* _What to do_:
Collect all the lines that mention the word "with".

* _Records for the task_:
----------
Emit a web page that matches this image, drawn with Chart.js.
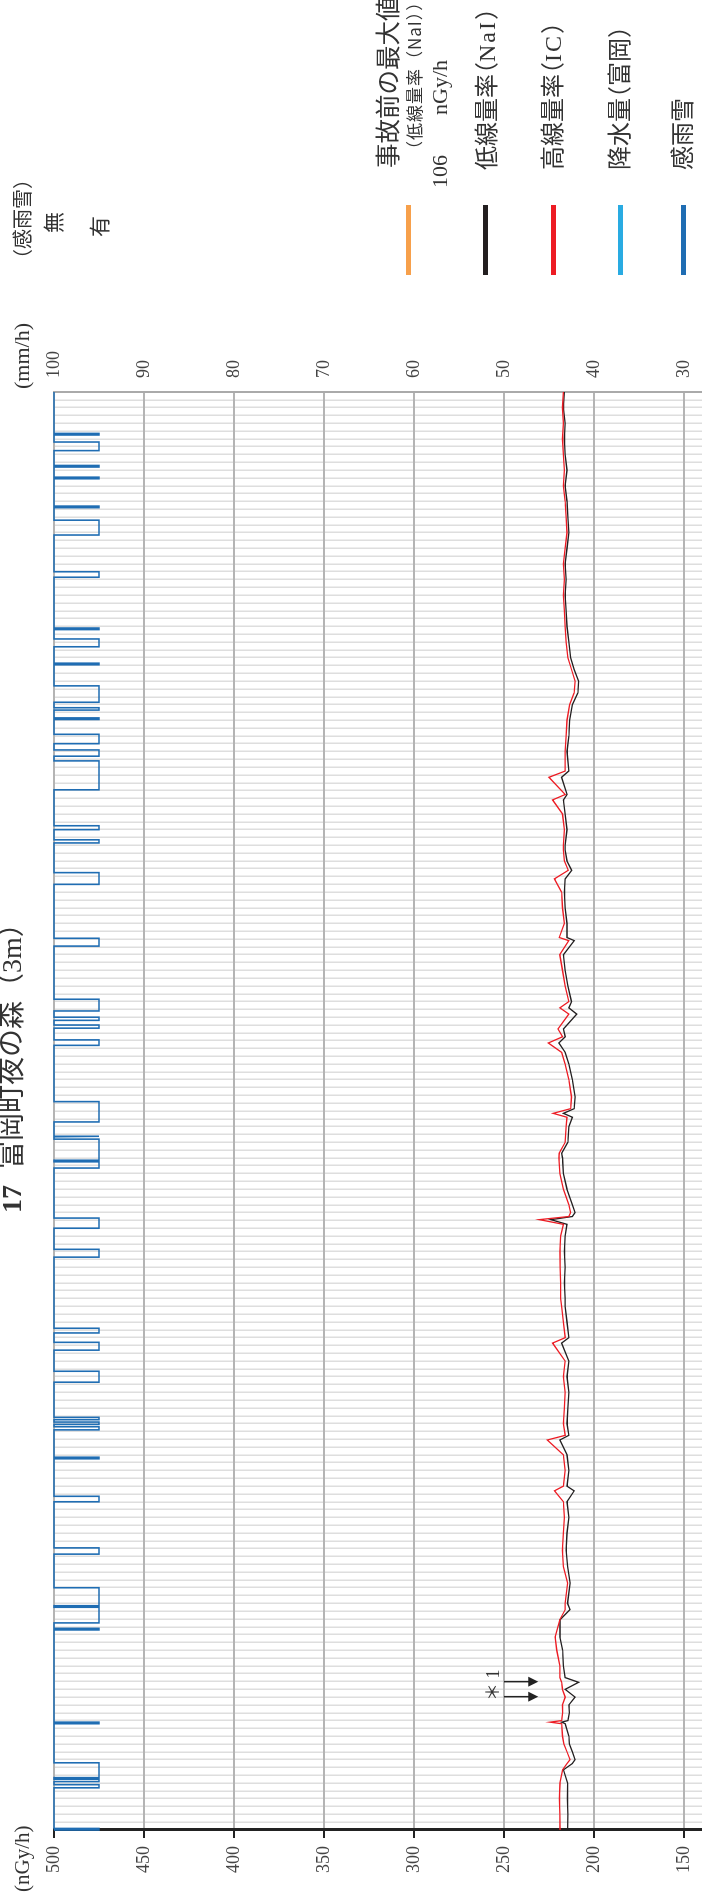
----------
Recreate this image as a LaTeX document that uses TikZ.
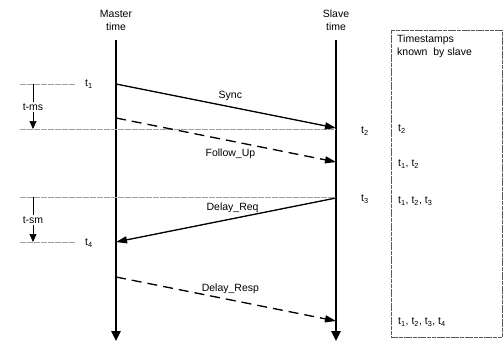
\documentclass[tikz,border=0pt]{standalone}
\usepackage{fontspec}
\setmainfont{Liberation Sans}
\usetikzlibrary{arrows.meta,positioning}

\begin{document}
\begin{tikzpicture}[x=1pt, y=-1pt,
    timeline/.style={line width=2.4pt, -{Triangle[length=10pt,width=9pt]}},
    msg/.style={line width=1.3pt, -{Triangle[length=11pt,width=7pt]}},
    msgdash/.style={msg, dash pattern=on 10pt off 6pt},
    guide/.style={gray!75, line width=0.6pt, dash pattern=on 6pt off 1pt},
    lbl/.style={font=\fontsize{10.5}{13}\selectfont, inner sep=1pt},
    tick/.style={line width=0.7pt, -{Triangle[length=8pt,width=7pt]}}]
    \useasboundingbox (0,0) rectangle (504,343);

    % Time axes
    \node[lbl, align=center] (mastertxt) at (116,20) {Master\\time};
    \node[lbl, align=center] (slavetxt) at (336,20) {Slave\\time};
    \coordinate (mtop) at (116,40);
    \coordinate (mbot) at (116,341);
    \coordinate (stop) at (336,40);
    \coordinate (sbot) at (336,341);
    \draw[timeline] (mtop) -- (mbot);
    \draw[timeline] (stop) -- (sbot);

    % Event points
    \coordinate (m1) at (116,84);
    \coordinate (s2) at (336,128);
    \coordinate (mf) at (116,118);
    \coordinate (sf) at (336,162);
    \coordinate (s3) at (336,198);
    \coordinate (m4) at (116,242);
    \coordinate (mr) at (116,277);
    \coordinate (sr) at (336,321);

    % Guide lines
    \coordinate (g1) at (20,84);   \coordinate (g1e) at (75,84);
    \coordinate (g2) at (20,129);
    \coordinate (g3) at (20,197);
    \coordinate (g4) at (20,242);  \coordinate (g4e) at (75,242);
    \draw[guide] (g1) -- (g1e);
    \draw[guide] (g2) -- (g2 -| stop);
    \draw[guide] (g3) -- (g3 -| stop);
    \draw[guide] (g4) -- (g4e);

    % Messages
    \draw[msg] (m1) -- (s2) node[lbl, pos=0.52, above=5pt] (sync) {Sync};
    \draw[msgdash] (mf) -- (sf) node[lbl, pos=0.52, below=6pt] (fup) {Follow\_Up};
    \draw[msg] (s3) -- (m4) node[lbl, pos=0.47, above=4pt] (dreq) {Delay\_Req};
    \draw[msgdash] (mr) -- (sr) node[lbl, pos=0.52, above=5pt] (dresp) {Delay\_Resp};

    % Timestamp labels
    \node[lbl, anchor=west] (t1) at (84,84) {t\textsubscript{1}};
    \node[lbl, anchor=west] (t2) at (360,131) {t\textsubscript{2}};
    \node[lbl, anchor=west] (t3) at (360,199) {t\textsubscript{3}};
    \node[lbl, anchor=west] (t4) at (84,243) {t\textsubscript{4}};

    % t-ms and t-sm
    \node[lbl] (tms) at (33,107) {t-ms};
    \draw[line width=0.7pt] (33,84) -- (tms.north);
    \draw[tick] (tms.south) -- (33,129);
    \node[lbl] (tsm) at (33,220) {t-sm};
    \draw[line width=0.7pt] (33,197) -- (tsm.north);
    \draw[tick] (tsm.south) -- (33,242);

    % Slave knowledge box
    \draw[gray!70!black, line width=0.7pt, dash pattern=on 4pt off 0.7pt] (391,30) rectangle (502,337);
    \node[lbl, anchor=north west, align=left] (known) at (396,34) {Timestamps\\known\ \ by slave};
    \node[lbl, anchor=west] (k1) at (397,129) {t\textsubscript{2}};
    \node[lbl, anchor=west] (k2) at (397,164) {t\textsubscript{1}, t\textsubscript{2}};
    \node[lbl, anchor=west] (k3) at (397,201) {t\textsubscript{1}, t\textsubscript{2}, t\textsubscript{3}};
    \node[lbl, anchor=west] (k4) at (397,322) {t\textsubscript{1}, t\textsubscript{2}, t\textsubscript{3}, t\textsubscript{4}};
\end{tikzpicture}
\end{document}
----------
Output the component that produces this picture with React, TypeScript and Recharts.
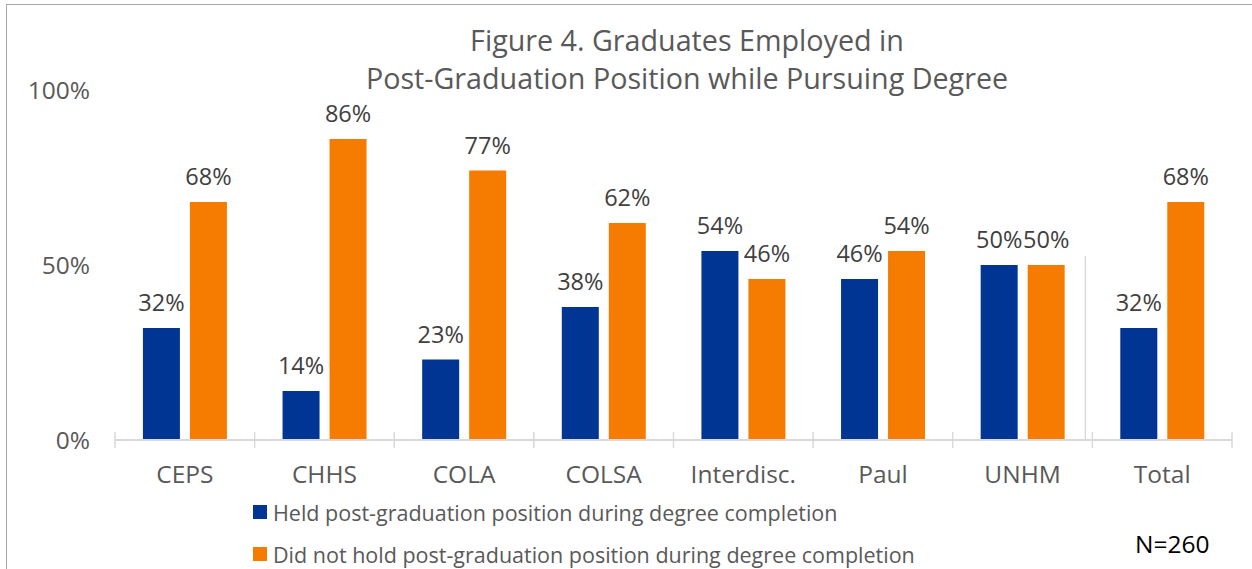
----------
* _The result_:
Emit a web page that matches this image, drawn with Chart.js.
Output the component that produces this picture with React, TypeScript and Recharts.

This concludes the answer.